The Government's decision to include householders from Co Clare in the defective concrete blocks redress scheme has been welcomed by the Clare Pyrite Action Group.

However, it has considerable reservations about what the scheme will mean for individual homeowners, and the damage threshold that will be used to assess what compensation they will receive.

Dr Martina Cleary, who has led the Clare Pyrite Action Group's campaign over the past two years, said it has been an extremely stressful and difficult time to get their campaign over the line.

"Our campaign has succeeded in that householders who have this problem destroying their lives and trapping them in their homes have now been included in the scheme.

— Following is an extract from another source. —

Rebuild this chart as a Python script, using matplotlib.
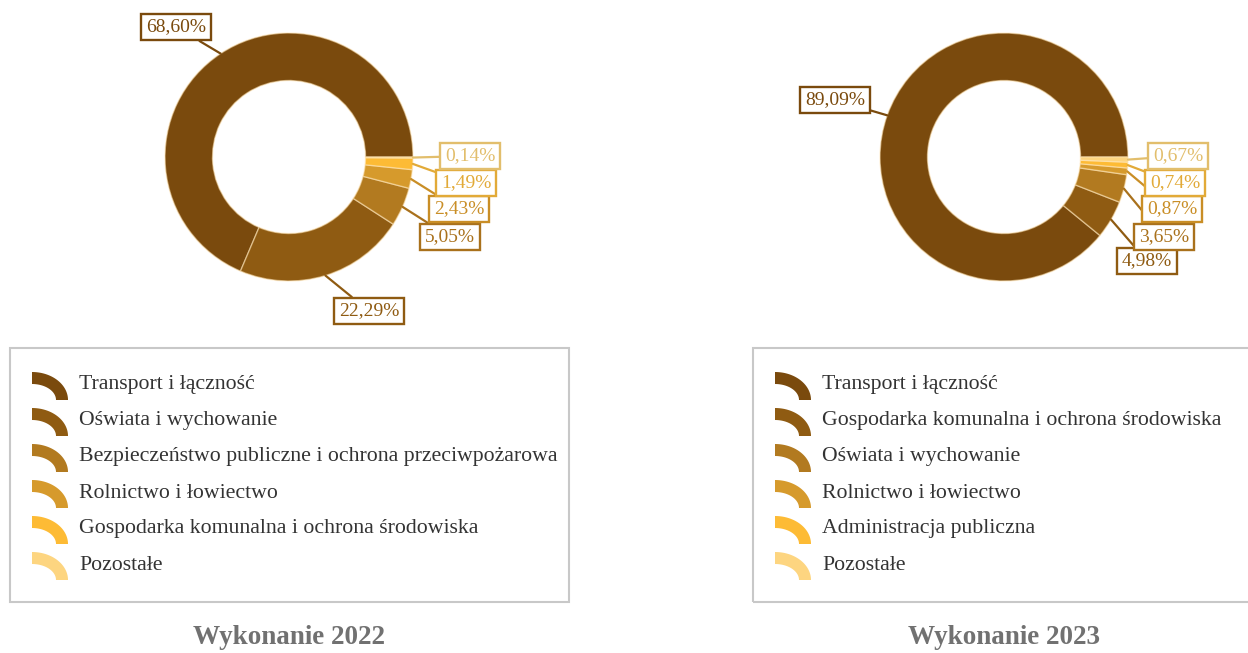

"However this is one of the biggest grant schemes ever launched by the Government in the history of the State and we as householders have not been consulted on it," she said.

"Getting to this point has been extremely difficult in what we were put through to actually prove our homes were defective. The threshold of proof was extremely high and costly.

"We are really worried now about what extra lists of new terms and conditions might await householders to actually get their grant."

"Pyrite homes cannot be remediated, they have to be demolished and rebuilt. It is still not clear what damage criteria will be used to ensure affected homeowners can be compensated," Dr Cleary said.

"It is also extremely important that pre-legislative scrutiny is is carried out and we are concerned that this may be absent," she added.

Clare County Council eventually accepted after much hard work by the campaign group, that over 600 homes could be affected in Co Clare.

Extensive testing and work by the Clare Pyrite group themselves has identified 1,024 buildings, which are affected; 17 private housing estates, five council estates and 11 large and other public buildings, including the Kilrush Marina building in Co Clare.

The two-storey four-bedroomed home of Mary and Seamus Hanley who live in Drumline in Co Clare is extensively damaged by pyrite, which has split its exterior and interior walls and caused a concerning black mould to build up from the foundations.

Minister for Housing Darragh O'Brien visited their home last year as part of a tour of houses that were affected by the defective blocks in the county to see for himself the extent of the damage caused.

The Hanleys say they are worried about how the grant scheme will apply to individual affected householders.

"We've spent thousands of euro already on engineer reports and trying to fix structural damage. Our house needs to be demolished which could cost up to €50,000, but this is not covered, nor is the cost of replacement windows and doors.

"We welcome the fact that the county is included in the scheme, but we are still concerned about how far the grant scheme announced today will go," Mr Hanley said.

His wife put a skewer through the interior walls of the house to show how wide the cracks are.

"We remain concerned about the details of the scheme and how it will impact individual homes.

"Nothing but demolition of our house is the answer given the damage across the entire structure, and the worrying interior black mould which these defective blocks have caused", she added.